(Exercise) Output the lines below exactly, please, from the first line until the line with "['10', 6.57, 67.5]];", counting both.

(Data lines)
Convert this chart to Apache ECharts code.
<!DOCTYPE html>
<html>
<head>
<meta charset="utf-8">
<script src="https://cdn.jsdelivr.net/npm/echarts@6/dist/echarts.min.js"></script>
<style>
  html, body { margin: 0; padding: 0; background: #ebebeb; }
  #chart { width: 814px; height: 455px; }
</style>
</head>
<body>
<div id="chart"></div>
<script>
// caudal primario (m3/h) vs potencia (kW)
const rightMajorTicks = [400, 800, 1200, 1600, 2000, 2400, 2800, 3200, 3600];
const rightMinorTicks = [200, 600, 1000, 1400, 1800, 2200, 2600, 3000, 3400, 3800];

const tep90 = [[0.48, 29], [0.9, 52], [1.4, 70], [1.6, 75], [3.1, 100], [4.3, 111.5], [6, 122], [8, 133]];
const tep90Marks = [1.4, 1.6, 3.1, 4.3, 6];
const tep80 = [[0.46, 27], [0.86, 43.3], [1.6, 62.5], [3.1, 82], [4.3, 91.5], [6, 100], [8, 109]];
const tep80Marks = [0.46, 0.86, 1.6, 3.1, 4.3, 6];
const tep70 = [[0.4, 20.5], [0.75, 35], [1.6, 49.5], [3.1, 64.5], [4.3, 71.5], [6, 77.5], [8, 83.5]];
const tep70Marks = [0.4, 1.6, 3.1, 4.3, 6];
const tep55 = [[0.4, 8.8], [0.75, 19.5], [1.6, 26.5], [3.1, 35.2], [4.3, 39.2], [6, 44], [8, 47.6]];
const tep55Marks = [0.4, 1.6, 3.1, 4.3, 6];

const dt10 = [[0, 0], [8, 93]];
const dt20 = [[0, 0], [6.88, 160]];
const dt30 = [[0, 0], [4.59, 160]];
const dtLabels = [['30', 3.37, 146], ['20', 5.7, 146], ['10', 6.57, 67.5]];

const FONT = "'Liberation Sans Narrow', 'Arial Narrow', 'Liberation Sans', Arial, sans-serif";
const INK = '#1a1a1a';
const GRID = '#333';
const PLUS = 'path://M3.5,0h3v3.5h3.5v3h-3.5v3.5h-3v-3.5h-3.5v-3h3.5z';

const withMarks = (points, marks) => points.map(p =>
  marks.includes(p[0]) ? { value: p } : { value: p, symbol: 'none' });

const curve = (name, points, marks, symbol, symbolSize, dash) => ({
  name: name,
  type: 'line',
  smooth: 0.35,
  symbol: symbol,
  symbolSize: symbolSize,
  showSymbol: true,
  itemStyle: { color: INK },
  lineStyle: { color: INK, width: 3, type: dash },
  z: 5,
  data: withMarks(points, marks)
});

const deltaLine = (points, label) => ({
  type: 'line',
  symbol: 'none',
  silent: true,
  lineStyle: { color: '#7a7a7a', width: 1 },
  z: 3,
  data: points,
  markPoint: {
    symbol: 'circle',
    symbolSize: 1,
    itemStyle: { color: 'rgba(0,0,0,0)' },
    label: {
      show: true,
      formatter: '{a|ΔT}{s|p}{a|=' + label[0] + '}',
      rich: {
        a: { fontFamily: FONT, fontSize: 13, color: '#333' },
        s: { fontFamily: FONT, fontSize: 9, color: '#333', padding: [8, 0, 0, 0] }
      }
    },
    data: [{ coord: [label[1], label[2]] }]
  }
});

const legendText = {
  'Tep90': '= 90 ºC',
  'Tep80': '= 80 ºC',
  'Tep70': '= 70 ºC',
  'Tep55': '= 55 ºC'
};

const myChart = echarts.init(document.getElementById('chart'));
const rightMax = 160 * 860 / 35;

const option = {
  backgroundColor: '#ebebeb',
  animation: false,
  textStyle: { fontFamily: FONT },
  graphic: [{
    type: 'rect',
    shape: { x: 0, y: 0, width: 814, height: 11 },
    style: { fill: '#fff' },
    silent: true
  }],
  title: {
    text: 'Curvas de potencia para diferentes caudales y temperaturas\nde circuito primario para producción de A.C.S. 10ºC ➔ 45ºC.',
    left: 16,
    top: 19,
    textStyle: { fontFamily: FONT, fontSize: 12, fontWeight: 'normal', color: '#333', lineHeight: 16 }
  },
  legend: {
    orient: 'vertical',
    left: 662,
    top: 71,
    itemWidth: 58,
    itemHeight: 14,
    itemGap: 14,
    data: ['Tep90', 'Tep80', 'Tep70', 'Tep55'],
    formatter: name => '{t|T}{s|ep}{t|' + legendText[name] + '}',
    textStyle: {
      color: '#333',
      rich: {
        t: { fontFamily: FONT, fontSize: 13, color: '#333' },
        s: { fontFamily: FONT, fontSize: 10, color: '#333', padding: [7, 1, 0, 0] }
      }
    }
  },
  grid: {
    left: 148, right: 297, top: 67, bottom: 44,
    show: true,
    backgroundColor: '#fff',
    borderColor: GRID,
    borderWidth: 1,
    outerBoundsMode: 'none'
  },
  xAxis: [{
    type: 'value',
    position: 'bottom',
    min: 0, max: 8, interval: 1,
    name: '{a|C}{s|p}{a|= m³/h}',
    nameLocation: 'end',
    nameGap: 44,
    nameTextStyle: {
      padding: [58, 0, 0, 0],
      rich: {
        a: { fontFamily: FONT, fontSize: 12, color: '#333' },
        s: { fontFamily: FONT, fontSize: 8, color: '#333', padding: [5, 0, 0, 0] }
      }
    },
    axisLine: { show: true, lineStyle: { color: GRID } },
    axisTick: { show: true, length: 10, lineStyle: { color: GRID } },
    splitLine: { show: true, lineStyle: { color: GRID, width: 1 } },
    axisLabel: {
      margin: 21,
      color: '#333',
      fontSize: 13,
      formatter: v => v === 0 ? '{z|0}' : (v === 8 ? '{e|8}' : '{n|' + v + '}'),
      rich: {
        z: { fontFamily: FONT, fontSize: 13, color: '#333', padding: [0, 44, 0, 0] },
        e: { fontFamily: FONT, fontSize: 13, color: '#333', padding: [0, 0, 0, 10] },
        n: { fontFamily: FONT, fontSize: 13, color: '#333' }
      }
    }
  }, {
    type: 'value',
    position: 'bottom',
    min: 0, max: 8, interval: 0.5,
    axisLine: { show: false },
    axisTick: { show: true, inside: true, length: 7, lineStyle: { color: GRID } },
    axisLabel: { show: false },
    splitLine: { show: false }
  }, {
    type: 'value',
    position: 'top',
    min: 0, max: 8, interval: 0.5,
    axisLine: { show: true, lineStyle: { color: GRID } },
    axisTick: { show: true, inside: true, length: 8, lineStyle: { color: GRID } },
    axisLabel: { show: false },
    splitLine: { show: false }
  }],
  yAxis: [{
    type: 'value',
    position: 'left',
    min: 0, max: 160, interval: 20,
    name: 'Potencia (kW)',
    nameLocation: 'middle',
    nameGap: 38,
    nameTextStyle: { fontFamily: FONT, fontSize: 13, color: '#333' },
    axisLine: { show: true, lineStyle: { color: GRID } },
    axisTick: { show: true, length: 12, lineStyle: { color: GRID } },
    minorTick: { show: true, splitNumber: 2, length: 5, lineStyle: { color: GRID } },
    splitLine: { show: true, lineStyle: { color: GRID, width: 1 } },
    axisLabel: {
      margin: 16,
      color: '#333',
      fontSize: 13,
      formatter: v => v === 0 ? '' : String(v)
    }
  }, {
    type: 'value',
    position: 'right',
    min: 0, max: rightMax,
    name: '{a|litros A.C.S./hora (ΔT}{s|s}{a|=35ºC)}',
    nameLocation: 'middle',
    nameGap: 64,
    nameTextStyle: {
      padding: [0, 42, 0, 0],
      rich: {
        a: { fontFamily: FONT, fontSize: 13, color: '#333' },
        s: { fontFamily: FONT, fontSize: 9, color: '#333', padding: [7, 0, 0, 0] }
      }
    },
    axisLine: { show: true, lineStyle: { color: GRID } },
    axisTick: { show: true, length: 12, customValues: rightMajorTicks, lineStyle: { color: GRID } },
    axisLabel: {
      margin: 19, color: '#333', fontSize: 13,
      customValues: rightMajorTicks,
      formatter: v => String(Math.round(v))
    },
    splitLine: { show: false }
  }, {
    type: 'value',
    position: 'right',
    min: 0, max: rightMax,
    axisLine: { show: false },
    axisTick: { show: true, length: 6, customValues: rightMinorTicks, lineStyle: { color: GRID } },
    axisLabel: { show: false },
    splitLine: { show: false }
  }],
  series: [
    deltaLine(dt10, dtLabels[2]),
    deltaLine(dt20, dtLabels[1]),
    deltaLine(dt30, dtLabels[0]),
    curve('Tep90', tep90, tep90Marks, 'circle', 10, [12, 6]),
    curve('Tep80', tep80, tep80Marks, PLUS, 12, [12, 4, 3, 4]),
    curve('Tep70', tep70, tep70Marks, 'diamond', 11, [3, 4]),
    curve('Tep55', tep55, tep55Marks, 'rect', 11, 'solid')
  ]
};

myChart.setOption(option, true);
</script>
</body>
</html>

(Response to this task)
Convert this chart to Apache ECharts code.
<!DOCTYPE html>
<html>
<head>
<meta charset="utf-8">
<script src="https://cdn.jsdelivr.net/npm/echarts@6/dist/echarts.min.js"></script>
<style>
  html, body { margin: 0; padding: 0; background: #ebebeb; }
  #chart { width: 814px; height: 455px; }
</style>
</head>
<body>
<div id="chart"></div>
<script>
// caudal primario (m3/h) vs potencia (kW)
const rightMajorTicks = [400, 800, 1200, 1600, 2000, 2400, 2800, 3200, 3600];
const rightMinorTicks = [200, 600, 1000, 1400, 1800, 2200, 2600, 3000, 3400, 3800];

const tep90 = [[0.48, 29], [0.9, 52], [1.4, 70], [1.6, 75], [3.1, 100], [4.3, 111.5], [6, 122], [8, 133]];
const tep90Marks = [1.4, 1.6, 3.1, 4.3, 6];
const tep80 = [[0.46, 27], [0.86, 43.3], [1.6, 62.5], [3.1, 82], [4.3, 91.5], [6, 100], [8, 109]];
const tep80Marks = [0.46, 0.86, 1.6, 3.1, 4.3, 6];
const tep70 = [[0.4, 20.5], [0.75, 35], [1.6, 49.5], [3.1, 64.5], [4.3, 71.5], [6, 77.5], [8, 83.5]];
const tep70Marks = [0.4, 1.6, 3.1, 4.3, 6];
const tep55 = [[0.4, 8.8], [0.75, 19.5], [1.6, 26.5], [3.1, 35.2], [4.3, 39.2], [6, 44], [8, 47.6]];
const tep55Marks = [0.4, 1.6, 3.1, 4.3, 6];

const dt10 = [[0, 0], [8, 93]];
const dt20 = [[0, 0], [6.88, 160]];
const dt30 = [[0, 0], [4.59, 160]];
const dtLabels = [['30', 3.37, 146], ['20', 5.7, 146], ['10', 6.57, 67.5]];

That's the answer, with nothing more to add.